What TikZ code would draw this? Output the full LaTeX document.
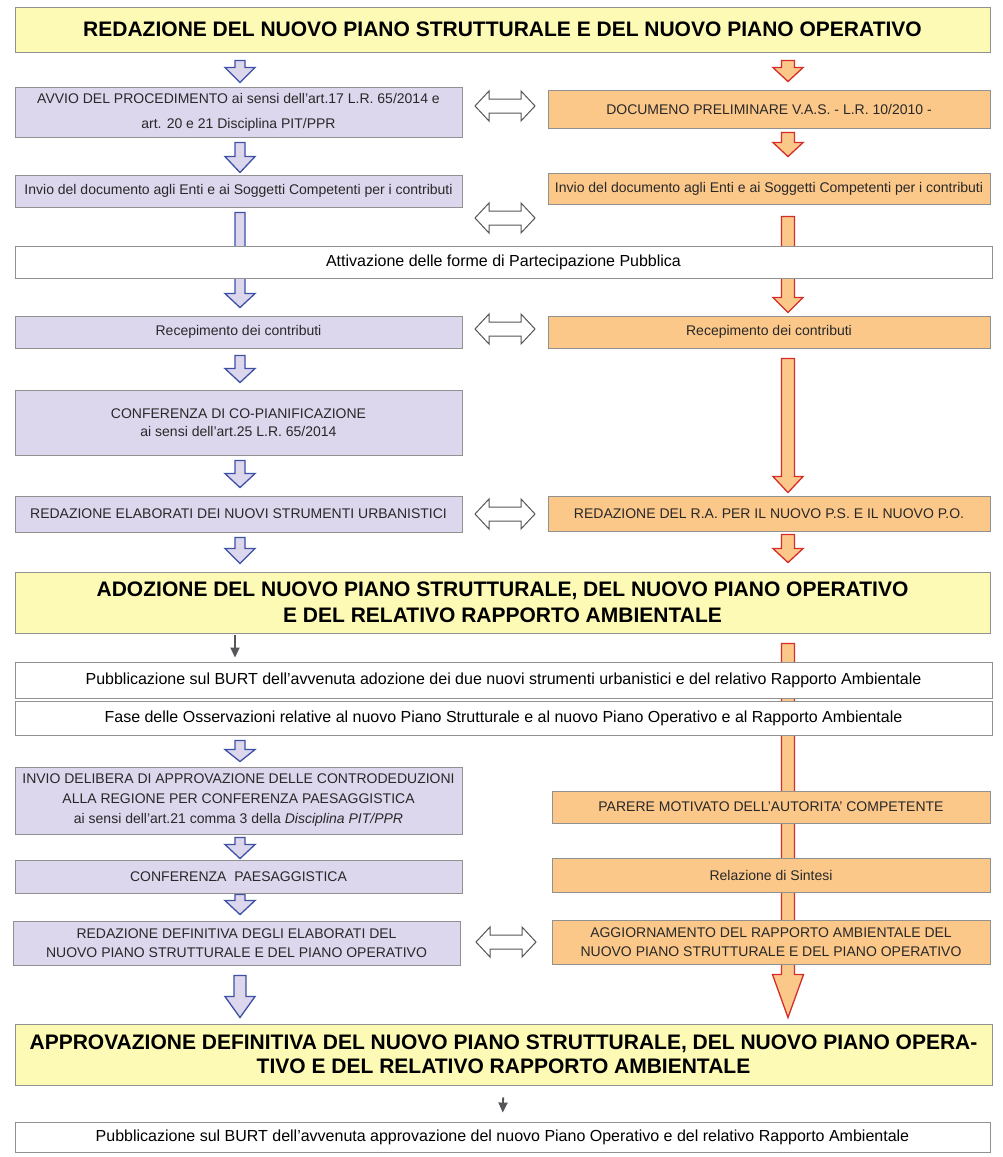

* * *

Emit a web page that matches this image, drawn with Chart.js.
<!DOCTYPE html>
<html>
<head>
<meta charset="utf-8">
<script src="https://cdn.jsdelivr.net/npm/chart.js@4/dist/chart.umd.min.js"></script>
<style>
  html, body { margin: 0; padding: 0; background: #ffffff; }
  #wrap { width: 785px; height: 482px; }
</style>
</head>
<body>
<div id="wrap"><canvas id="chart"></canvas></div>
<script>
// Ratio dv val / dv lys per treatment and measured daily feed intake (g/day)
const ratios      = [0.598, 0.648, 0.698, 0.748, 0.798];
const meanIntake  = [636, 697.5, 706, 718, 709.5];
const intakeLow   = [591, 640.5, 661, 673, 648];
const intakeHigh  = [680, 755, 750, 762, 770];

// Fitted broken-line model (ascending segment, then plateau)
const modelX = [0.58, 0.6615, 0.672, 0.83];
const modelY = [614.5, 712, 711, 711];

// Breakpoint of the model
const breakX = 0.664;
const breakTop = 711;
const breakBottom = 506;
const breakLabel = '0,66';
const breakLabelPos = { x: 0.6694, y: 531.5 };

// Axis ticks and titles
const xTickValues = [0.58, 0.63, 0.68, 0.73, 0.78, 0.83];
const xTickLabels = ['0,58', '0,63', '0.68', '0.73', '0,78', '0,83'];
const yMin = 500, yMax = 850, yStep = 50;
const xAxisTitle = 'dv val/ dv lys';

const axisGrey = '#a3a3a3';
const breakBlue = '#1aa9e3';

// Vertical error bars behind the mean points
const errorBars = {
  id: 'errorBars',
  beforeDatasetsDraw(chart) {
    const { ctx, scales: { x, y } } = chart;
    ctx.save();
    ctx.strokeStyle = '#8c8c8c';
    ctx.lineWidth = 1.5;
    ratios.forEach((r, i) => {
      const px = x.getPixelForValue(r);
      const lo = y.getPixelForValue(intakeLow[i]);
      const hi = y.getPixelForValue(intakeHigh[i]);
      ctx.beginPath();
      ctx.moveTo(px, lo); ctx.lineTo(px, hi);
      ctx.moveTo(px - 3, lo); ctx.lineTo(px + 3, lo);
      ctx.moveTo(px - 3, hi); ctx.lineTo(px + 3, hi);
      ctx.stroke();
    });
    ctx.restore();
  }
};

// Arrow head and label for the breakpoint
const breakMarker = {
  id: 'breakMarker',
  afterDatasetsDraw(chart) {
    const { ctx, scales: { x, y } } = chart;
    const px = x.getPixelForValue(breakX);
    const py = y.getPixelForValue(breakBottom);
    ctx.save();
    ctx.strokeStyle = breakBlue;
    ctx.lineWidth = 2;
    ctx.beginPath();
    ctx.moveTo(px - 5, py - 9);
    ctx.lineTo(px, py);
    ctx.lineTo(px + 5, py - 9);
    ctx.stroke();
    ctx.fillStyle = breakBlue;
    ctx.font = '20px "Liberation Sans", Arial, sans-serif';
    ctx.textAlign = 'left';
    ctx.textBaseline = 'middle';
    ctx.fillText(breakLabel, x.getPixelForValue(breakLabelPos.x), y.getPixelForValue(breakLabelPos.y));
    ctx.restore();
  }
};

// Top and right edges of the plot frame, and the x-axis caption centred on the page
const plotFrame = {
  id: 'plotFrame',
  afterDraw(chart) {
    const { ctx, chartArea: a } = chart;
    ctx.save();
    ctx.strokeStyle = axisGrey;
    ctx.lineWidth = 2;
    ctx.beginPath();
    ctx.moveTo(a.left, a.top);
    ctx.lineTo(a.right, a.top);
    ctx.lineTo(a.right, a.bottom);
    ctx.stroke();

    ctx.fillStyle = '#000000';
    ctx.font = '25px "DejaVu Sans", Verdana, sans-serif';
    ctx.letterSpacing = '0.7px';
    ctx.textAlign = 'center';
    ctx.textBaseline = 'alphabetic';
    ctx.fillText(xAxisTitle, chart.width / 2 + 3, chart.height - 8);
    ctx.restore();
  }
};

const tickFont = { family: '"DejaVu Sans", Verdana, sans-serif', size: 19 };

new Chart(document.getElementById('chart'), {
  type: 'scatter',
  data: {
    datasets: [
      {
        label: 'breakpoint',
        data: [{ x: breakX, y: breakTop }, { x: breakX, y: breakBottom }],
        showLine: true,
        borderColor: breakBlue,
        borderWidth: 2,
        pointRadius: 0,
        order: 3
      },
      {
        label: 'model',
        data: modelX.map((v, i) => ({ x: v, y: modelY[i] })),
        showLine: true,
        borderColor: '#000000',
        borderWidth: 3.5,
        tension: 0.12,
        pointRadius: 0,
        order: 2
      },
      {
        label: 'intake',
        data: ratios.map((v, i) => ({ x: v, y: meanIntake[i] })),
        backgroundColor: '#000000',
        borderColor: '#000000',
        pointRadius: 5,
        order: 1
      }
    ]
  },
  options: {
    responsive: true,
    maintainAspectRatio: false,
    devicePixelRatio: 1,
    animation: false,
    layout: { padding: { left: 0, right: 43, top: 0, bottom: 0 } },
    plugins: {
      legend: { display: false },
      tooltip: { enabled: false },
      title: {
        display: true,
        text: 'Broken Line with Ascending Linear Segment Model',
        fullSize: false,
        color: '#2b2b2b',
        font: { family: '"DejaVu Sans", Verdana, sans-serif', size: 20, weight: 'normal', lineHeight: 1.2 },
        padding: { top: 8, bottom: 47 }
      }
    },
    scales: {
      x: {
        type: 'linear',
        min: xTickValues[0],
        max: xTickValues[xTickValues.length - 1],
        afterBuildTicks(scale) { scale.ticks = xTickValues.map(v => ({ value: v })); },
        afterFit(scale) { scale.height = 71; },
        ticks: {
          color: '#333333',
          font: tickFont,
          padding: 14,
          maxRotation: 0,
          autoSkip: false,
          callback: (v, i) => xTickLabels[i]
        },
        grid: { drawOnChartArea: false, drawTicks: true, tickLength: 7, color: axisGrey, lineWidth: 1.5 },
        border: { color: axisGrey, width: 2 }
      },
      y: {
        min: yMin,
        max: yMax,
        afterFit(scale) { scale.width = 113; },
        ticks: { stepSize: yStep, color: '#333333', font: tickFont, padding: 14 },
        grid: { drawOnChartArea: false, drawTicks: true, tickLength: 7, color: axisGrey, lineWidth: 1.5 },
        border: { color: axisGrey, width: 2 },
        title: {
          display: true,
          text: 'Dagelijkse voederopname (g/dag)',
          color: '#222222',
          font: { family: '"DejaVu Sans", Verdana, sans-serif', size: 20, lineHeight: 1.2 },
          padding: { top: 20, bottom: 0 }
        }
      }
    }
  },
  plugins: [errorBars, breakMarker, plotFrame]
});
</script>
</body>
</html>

=== Challenge ===
Look for the word "document" and return every line where it occurs.

=== Response ===
What TikZ code would draw this? Output the full LaTeX document.
new Chart(document.getElementById('chart'), {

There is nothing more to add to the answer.